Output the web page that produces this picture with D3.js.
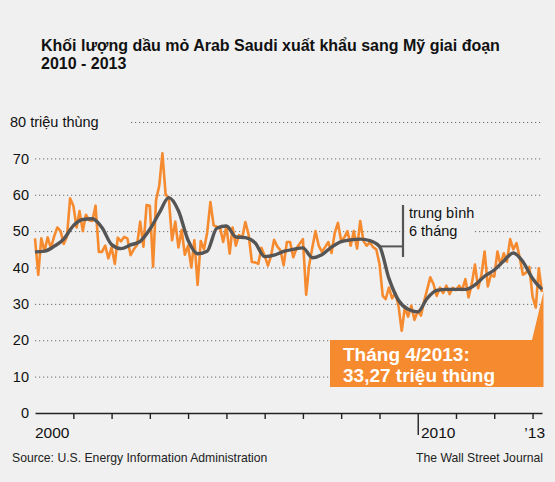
<!DOCTYPE html>
<html>
<head>
<meta charset="utf-8">
<script src="https://cdn.jsdelivr.net/npm/d3@7"></script>
<style>
  body { margin: 0; background: #f0f0f0; }
  svg { display: block; }
  .grid line { stroke: #6a6a6a; stroke-width: 1; stroke-dasharray: 1.2 2.8; }
  .grid path { display: none; }
  .grid text { font-family: "Liberation Sans", Arial, sans-serif; font-size: 14.5px; fill: #111; }
</style>
</head>
<body>
<div id="chart"></div>
<script>
var svgWidth = 555;
var svgHeight = 482;

// monthly Saudi crude exports to the US, million barrels, Jan 2000 .. Apr 2013
var monthlyValues = [
  48, 38, 48, 44.5, 48.3, 45.3, 48.5, 51, 50, 46.5,
  48.5, 59, 57, 51, 55.5, 50, 54.5, 53, 52.8, 57,
  44.3, 44.3, 46, 42.5, 45.5, 41, 48.2, 47.2, 48.4, 48,
  43.4, 45, 46.2, 52.6, 45.7, 57.2, 57, 40.2, 58.5, 62.5,
  71.4, 60, 59.2, 47.5, 52.6, 45.5, 50.3, 43.5, 46, 40,
  47.5, 35.2, 47.3, 45, 49.5, 58, 51.6, 51.2, 51, 47,
  51.4, 43.8, 51, 46, 48.9, 48.2, 52.5, 49, 41.5, 41.4,
  41, 45.4, 43.2, 40.5, 43, 47.6, 45.8, 44.7, 40.6, 47,
  47, 42.8, 45.3, 46.5, 47.8, 32.5, 40.5, 45.5, 50, 46,
  44.3, 45.6, 47, 44, 49.5, 52.3, 47.3, 48.3, 50, 46,
  50, 45.2, 52.8, 47.3, 46, 46.9, 45.6, 45, 41, 32.2,
  31.3, 34.5, 31.5, 33, 29.5, 22.6, 29.2, 26.5, 29.5, 25.6,
  28, 26.8, 30.5, 34, 37.3, 35.4, 32.2, 34.5, 33, 35,
  32.7, 34.4, 33.8, 35, 33.8, 36.8, 31.8, 35.5, 40.8, 34.3,
  38, 44.4, 34.8, 38, 37.5, 44.4, 40.7, 43.9, 41.6, 47.8,
  45, 46.7, 42.6, 38, 38.6, 40.2, 32, 29, 39.8, 33.27
];

// 6-month average, one value per quarter (Jan 2000, Apr 2000, ...)
var averageValues = [
  44.3, 44.5, 45.8, 47.8, 51.5, 53.2, 53.4, 51, 46.3, 45.2,
  46.2, 47.2, 50.5, 55, 59.2, 55.6, 47.5, 43.8, 44.5, 50.8,
  51.4, 48.4, 48.2, 46.8, 43, 43.4, 44.4, 45, 45.4, 42.7,
  43.5, 45.6, 47.1, 47.6, 47.8, 47.4, 45.8, 37, 31, 28.5,
  27.8, 31.5, 33.7, 34, 34, 34, 35.2, 37.6, 39.3, 41.8,
  44, 41.6, 37, 34
];

var yTicks = [0, 10, 20, 30, 40, 50, 60, 70, 80];
var yearTicks = [2001, 2002, 2003, 2004, 2005, 2006, 2007, 2008, 2009, 2010, 2011, 2012, 2013];
var yearLabels = [["2000", 35, "start"], ["2010", 421, "start"], ["\u201913", 545, "end"]];

var titleLines = ["Khối lượng dầu mỏ Arab Saudi xuất khẩu sang Mỹ giai đoạn", "2010 - 2013"];
var calloutLines = ["Tháng 4/2013:", "33,27 triệu thùng"];
var avgNoteLines = ["trung bình", "6 tháng"];

var orange = "#f68a2e";
var greyLine = "#555555";
var baseFont = "'Liberation Sans', Arial, sans-serif";

var monthly = monthlyValues.map(function(v, i) {
  return { date: new Date(2000, i, 1), value: v };
});
var average = averageValues.map(function(v, i) {
  return { date: new Date(2000, i * 3, 1), value: v };
});

var svg = d3.select("#chart")
  .append("svg")
  .attr("width", svgWidth)
  .attr("height", svgHeight);

svg.append("rect")
  .attr("width", svgWidth)
  .attr("height", svgHeight)
  .attr("fill", "#f0f0f0");

// scales
var xScale = d3.scaleTime()
  .domain([new Date(2000, 0, 1), new Date(2013, 3, 1)])
  .range([35, 542]);

var yScale = d3.scaleLinear()
  .domain([0, 80])
  .range([413, 122]);

// title
svg.append("g").selectAll("text")
  .data(titleLines)
  .enter()
  .append("text")
  .attr("x", 41)
  .attr("y", function(d, i) { return 51 + i * 18; })
  .attr("font-family", baseFont)
  .attr("font-weight", "bold")
  .attr("font-size", "16px")
  .attr("fill", "#111")
  .text(function(d) { return d; });

// dotted gridlines + y labels
var grid = svg.append("g")
  .attr("class", "grid")
  .attr("transform", "translate(35,0)")
  .call(d3.axisLeft(yScale)
    .tickValues(yTicks.filter(function(t) { return t > 0; }))
    .tickSize(-508)
    .tickPadding(6)
    .tickFormat(function(d) { return d === 80 ? "" : d; }));

grid.selectAll(".tick")
  .filter(function(d) { return d === 80; })
  .select("line")
  .attr("x1", 96);

svg.append("text")
  .attr("x", 10)
  .attr("y", yScale(80) + 5)
  .attr("font-family", baseFont)
  .attr("font-size", "14.5px")
  .attr("fill", "#111")
  .text("80 triệu thùng");

svg.append("text")
  .attr("x", 29)
  .attr("y", yScale(0) + 5)
  .attr("text-anchor", "end")
  .attr("font-family", baseFont)
  .attr("font-size", "14.5px")
  .attr("fill", "#111")
  .text("0");

// x axis
var xAxis = svg.append("g")
  .attr("transform", "translate(0," + yScale(0) + ")")
  .call(d3.axisBottom(xScale)
    .tickValues(yearTicks.map(function(y) { return new Date(y, 0, 1); }))
    .tickSize(6)
    .tickSizeOuter(0)
    .tickFormat(""));

xAxis.select(".domain")
  .attr("stroke", "#222")
  .attr("stroke-width", 1.6);

xAxis.selectAll(".tick line")
  .attr("stroke", "#222")
  .attr("stroke-width", 1.4)
  .attr("y2", function(d) { return d.getFullYear() === 2010 ? 22 : 6; });

svg.append("g").selectAll("text")
  .data(yearLabels)
  .enter()
  .append("text")
  .attr("x", function(d) { return d[1]; })
  .attr("y", 438)
  .attr("text-anchor", function(d) { return d[2]; })
  .attr("font-family", baseFont)
  .attr("font-size", "15.5px")
  .attr("fill", "#111")
  .text(function(d) { return d[0]; });

// lines
var lineGen = d3.line()
  .x(function(d) { return xScale(d.date); })
  .y(function(d) { return yScale(d.value); });

svg.append("path")
  .datum(monthly)
  .attr("fill", "none")
  .attr("stroke", orange)
  .attr("stroke-width", 2.6)
  .attr("stroke-linejoin", "round")
  .attr("d", lineGen);

svg.append("path")
  .datum(average)
  .attr("fill", "none")
  .attr("stroke", greyLine)
  .attr("stroke-width", 3.4)
  .attr("stroke-linejoin", "round")
  .attr("d", lineGen.curve(d3.curveMonotoneX));

// 6-month average note
var notePoint = average[36];
var noteX = 403;
svg.append("rect")
  .attr("x", noteX + 2)
  .attr("y", 203)
  .attr("width", 70)
  .attr("height", 37)
  .attr("fill", "#f0f0f0");

svg.append("line")
  .attr("x1", xScale(notePoint.date))
  .attr("x2", noteX)
  .attr("y1", yScale(notePoint.value))
  .attr("y2", yScale(notePoint.value))
  .attr("stroke", greyLine)
  .attr("stroke-width", 2);

svg.append("line")
  .attr("x1", noteX)
  .attr("x2", noteX)
  .attr("y1", 205)
  .attr("y2", 257)
  .attr("stroke", greyLine)
  .attr("stroke-width", 2.2);

svg.append("g").selectAll("text")
  .data(avgNoteLines)
  .enter()
  .append("text")
  .attr("x", noteX + 6)
  .attr("y", function(d, i) { return 218 + i * 18; })
  .attr("font-family", baseFont)
  .attr("font-size", "14.5px")
  .attr("fill", "#111")
  .text(function(d) { return d; });

// callout for April 2013
var last = monthly[monthly.length - 1];
var tipX = xScale(last.date);
var tipY = yScale(last.value);

svg.append("path")
  .attr("fill", orange)
  .attr("d", "M" + (tipX - 10) + ",340L" + (tipX + 1.5) + "," + tipY + "L" + (tipX + 1.5) + ",340Z");

svg.append("rect")
  .attr("x", 330)
  .attr("y", 340)
  .attr("width", tipX + 1.5 - 330)
  .attr("height", 47)
  .attr("fill", orange);

svg.append("g").selectAll("text")
  .data(calloutLines)
  .enter()
  .append("text")
  .attr("x", 343)
  .attr("y", function(d, i) { return 361 + i * 20.5; })
  .attr("font-family", baseFont)
  .attr("font-weight", "bold")
  .attr("font-size", "19px")
  .attr("fill", "#fff")
  .text(function(d) { return d; });

// footer
svg.append("text")
  .attr("x", 12)
  .attr("y", 462)
  .attr("font-family", baseFont)
  .attr("font-size", "12.2px")
  .attr("fill", "#222")
  .text("Source: U.S. Energy Information Administration");

svg.append("text")
  .attr("x", 543)
  .attr("y", 462)
  .attr("text-anchor", "end")
  .attr("font-family", baseFont)
  .attr("font-size", "12.2px")
  .attr("fill", "#222")
  .text("The Wall Street Journal");
</script>
</body>
</html>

• **Stated exercise**:
Emit the lines of the material exactly, from its first line to the line containing "var svgHeight = 482;", inclusive; leave every picture out.

• **Answer for the task**:
Output the web page that produces this picture with D3.js.
<!DOCTYPE html>
<html>
<head>
<meta charset="utf-8">
<script src="https://cdn.jsdelivr.net/npm/d3@7"></script>
<style>
  body { margin: 0; background: #f0f0f0; }
  svg { display: block; }
  .grid line { stroke: #6a6a6a; stroke-width: 1; stroke-dasharray: 1.2 2.8; }
  .grid path { display: none; }
  .grid text { font-family: "Liberation Sans", Arial, sans-serif; font-size: 14.5px; fill: #111; }
</style>
</head>
<body>
<div id="chart"></div>
<script>
var svgWidth = 555;
var svgHeight = 482;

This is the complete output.